Sunday Dinner: Texas Caviar

Juanita Garrison

Juanita Garrison

I have a mission for you. I am on the trail of Jennie Smith Traister who submitted a recipe for the cookbook published by The Baptist Church of Beaufort eight or so years ago. I couldn’t find her through the church or on the Internet.

A large 2,000-member church, The Baptist Church of Beaufort is currently served by the Rev. Jim Wooten as pastor.

The reason for the search is that I want to thank her for the Texas Caviar recipe she contributed to the cookbook. This “caviar” recipe has been around for a while, but it is no competition for the roe of the sturgeon.

This sturgeon, which gives us the roe for the expensive caviar, is a rather ugly, bony, large fish that can reach 10 feet long and weigh 1,000 pounds. The even larger, 3,000-lb. Russian beluga provides most of the caviar. Daughter Gaye checked for me on the Internet, and we discovered that the Russian caviar is available for $149 per ounce.
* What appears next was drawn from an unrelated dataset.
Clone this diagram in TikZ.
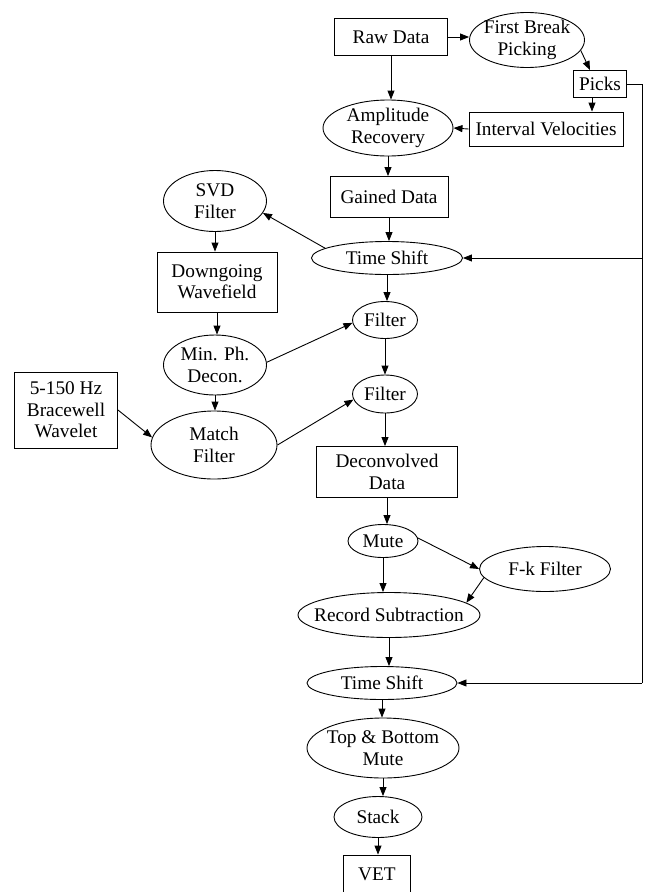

If you don’t mind eating the cheap stuff, one group is only $24 per ounce.

I think I like Jennie’s product better. It is made with familiar, available ingredients and will keep a long while in the refrigerator.

All of my “testers” really liked this dish. Other than the cup of sugar and half cup of oil, it contains all the good stuff we like. My cousin Edna, visiting for the day from North Carolina, wanted the recipe to carry to her group. Our grandson Jay wanted it for his wife Mollie to make.
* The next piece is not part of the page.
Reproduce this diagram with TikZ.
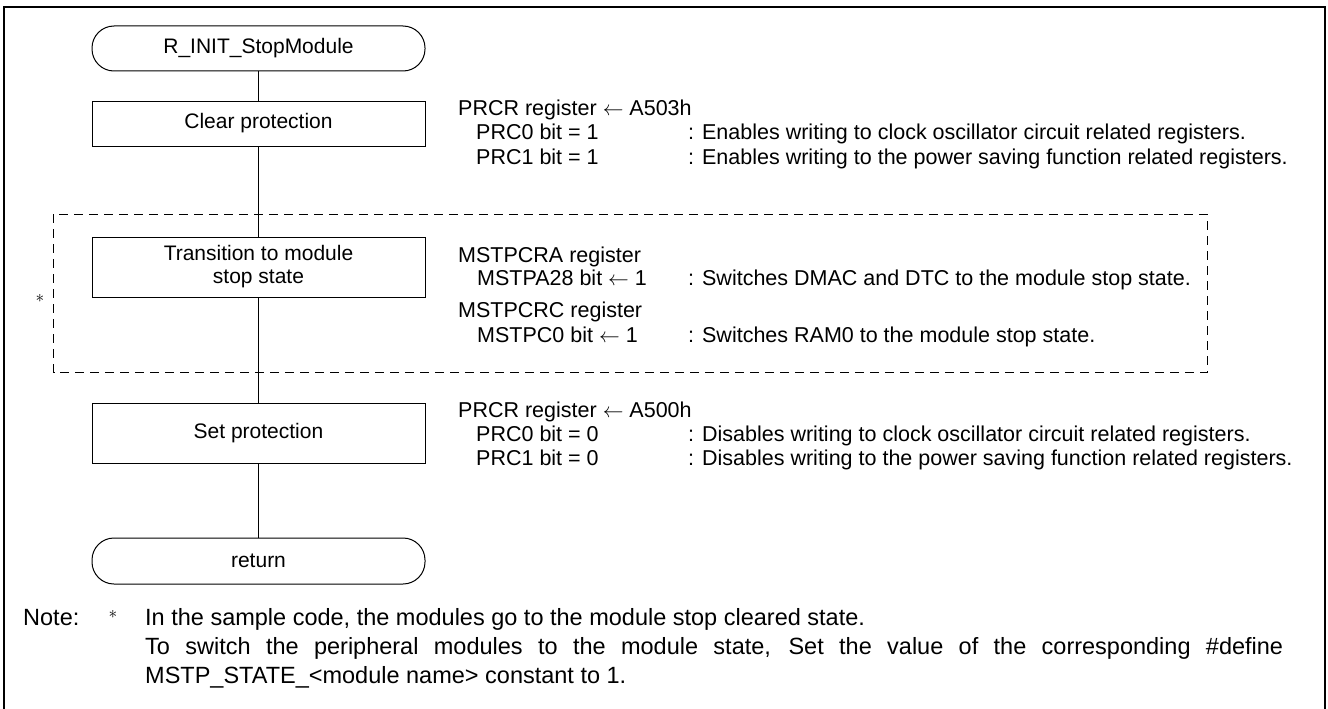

I served this with Scoops corn chips before our meal, and it was a success. I thank Mrs. Traister for submitting the recipe to the church cookbook. Everyone will enjoy this “caviar” for any kind of casual gathering, and especially while waiting for you to finish preparing … Sunday Dinner.

Texas Caviar

Sauce:
1 cup sugar
½ cup vegetable oil
Sprinkle of ground black pepper
Generous shake of dried red pepper
¾ cup vinegar
1 tablespoon water
¼ teaspoon salt

Combine the above ingredients in a saucepot, bring to a boil, and let sauce cool.

1 15-ounce can blackeyed peas
1 15-ounce can shoepeg corn
1 4-ounce jar sliced pimentos
1 medium onion, grated
1 15-ounce can pinto beans
1 15-ounce can chickpeas (garbanzo beans)
1 cup chopped celery
1 medium green pepper, diced

Prepare celery, onion and green pepper. Drain canned peas, corn, beans, chick peas and pimentos. Mix all these together with the sauce. Cover and refrigerate at least 24 hours before serving. Will keep for a month.